What has not been shown is that, in this case, the coincidences are anything more than that.

Let's be honest here. How many times have we ALL had vivid dreams, dreams after which we awoke and were uncertain as to whether the dream had really happened, and discovered, often to our relief, that the dream did NOT really happen, and that nothing bearing any resemblance to it did? Frequently, I would say.
 
not all dreamers have uncertain memories of them. i regularly remember my dreams in detail. just last night i dreamt the wife and i were at a prince concert (neither of us are fans). i even remember that he absurdly returned to a second stage after a break at the back of the outdoor auditorium in a harrier jump jet. yeah silly stuff. but i remember it clearly.

now of course this dream was not precognitive. but that doesn't mean that none of them are.

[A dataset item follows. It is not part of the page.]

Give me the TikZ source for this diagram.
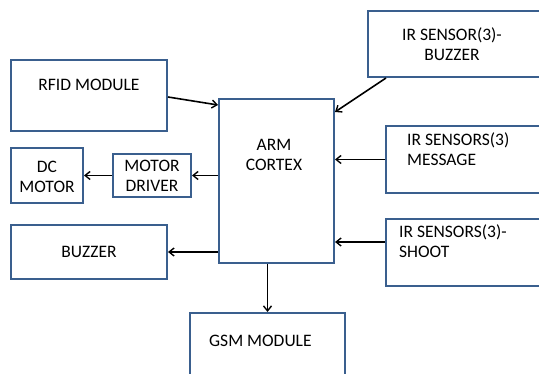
\documentclass[tikz,border=0pt]{standalone}
\usepackage{fontspec}
\setmainfont{Carlito}
\usetikzlibrary{arrows.meta}
\definecolor{boxblue}{HTML}{3A5F8E}
\tikzset{
  blk/.style={draw=boxblue, line width=2pt, rectangle, inner sep=0pt, fill=white},
  lbl/.style={inner sep=0pt, font=\fontsize{17.5}{20}\selectfont, text=black},
  con/.style={draw=black, line width=1.6pt, -{Straight Barb[length=5pt,width=8pt,line width=1.4pt]}},
}
\begin{document}
\begin{tikzpicture}[x=1pt,y=-1pt]
\useasboundingbox (0,0) rectangle (539,374);
\clip (0,0) rectangle (539,374);
% boxes
\node[blk, minimum width=156pt, minimum height=71pt] (rfid) at (89,95.5) {};
\node[blk, minimum width=115pt, minimum height=164pt] (arm) at (276.5,181) {};
\node[blk, minimum width=72pt, minimum height=55pt] (dc) at (47,175.5) {};
\node[blk, minimum width=78pt, minimum height=43pt] (drv) at (152,175.5) {};
\node[blk, minimum width=156pt, minimum height=54pt] (buz) at (89,252) {};
\node[blk, minimum width=155pt, minimum height=107pt] (gsm) at (267.5,366.5) {};
\node[blk, minimum width=232pt, minimum height=66pt] (irb) at (484,44) {};
\node[blk, minimum width=214pt, minimum height=67pt] (irm) at (493,159.5) {};
\node[blk, minimum width=214pt, minimum height=67pt] (irs) at (493,252.5) {};
% texts (base anchor of a multi-line node = last line's baseline)
\node[lbl, anchor=base] (trfid) at (89,91) {RFID MODULE};
\node[lbl, anchor=base, align=center] (tarm) at (274,171) {ARM\\CORTEX};
\node[lbl, anchor=base, align=center] (tdc) at (47,193) {DC\\MOTOR};
\node[lbl, anchor=base, align=center] (tdrv) at (152,192) {MOTOR\\DRIVER};
\node[lbl, anchor=base] (tbuz) at (89,258) {BUZZER};
\node[lbl, anchor=base west] (tgsm) at (209,347) {GSM MODULE};
\node[lbl, anchor=base, align=center] (tirb) at (452,61) {IR SENSOR(3)-\\BUZZER};
\node[lbl, anchor=base west, align=left] (tirm) at (407,166) {IR SENSORS(3)\\MESSAGE};
\node[lbl, anchor=base west, align=left] (tirs) at (399,258) {IR SENSORS(3)-\\SHOOT};
% connectors
\draw[con] ([yshift=-1.5pt]rfid.east) -- ([yshift=-7pt]arm.north west);
\draw[con] ([xshift=19pt]irb.south west) -- ([yshift=-14pt]arm.north east);
\draw[con] (irm.west) -- (irm.west -| arm.east);
\draw[con] ([yshift=10.5pt]irs.west) -- ([yshift=10.5pt]irs.west -| arm.east);
\draw[con] (drv.east -| arm.west) -- (drv.east);
\draw[con] (drv.west) -- (drv.west -| dc.east);
\draw[con] (buz.east -| arm.west) -- (buz.east);
\draw[con] (arm.south -| gsm.north) -- (gsm.north);
\end{tikzpicture}
\end{document}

the dream at the start of this thread isn't merely resembling what occured later. it happened precisely. your efforts to downplay it as coincidence doesn't wash with what actually occured. i'd say that the chances of winning a lottery and being struck by lightning are far more likely than that dream.

i don't use the term "precognitive" lightly. of all the synchronicities and patterns i see nearly daily, it is the ONLY dream where i can say with certainty that it happened.

ALL of my other dreams that seem to relate to future events are nifty but definitely not noteworthy. That's why i havn't wasted your time with them.
 
^ I understand. I said that we've all had dreams that are so vivid that we're uncertain, upon waking, as to whether they were real; I didn't say that you're uncertain about having had them.

The likelihood of having a vivid dream, at some points in your life, that has some connection with an event that occurs while sleeping, is fairly high, given the number of possible connections, the number of dreams you have, the number of events that occur, etc.

Just my own opinion, and no reason we can't just have different opinions on the subject. :)
 
^supercool :)

perhaps .... probably we're both right...... somehow.... ;):p
 
Precognitive and prophetic dreams, that have meaning and associated to upcoming occurances in real life which some like to call coincidences-but are related to sinchronicity-occur only to people who are in connection to their emotive/sensory world, who are somewhat introverts, and are more connected to their inner world. Anyone else, especially extroverts, do not know what we are talking about, because they don't experience these, hence they try to work it out from their heads. It is not a head/thinking process that will do it for you, that is why you don't get it-but it is experienced!
 
^ I am tempted to make several jokes about what possible "head processes" you could be referring to, but as this is a family-friendly forum I shall refrain.

Yes, the last part was sarcasm.
 
the majority of scientists are idiots.

my life is one big deja vu moment. it's scary.

not quite really, but i dream up my reality quite frequently.

The majority of scientists are idiots? What do you base that on?

You dream up your reality in what way? Could you be more specific?
 
QUOTE>ME: It's funny that science creates something as fact, when the pattern repeats itself enough times indefinately, in a large number. Yet some who become involved in science don't accept prophetic dreams as being prophetic-when in fact the experience repeats itself to a large number of people so often, and on a wide scale worldwide.

It is because "prophetic" dreams don't happen in large numbers. It is not like people wake up and write down future events that are going to happen, like 9/11 with any specifity. These dreams are nothing more than coincidences combined with a very diffferent memory mechanism that is utilized in dreams. It is bound to happen, some people just choose to believe in very bad explanations for why it happens.

ME: No it is you who denounce that science is able to answer these questions. This is where we have locked horns together!Right here!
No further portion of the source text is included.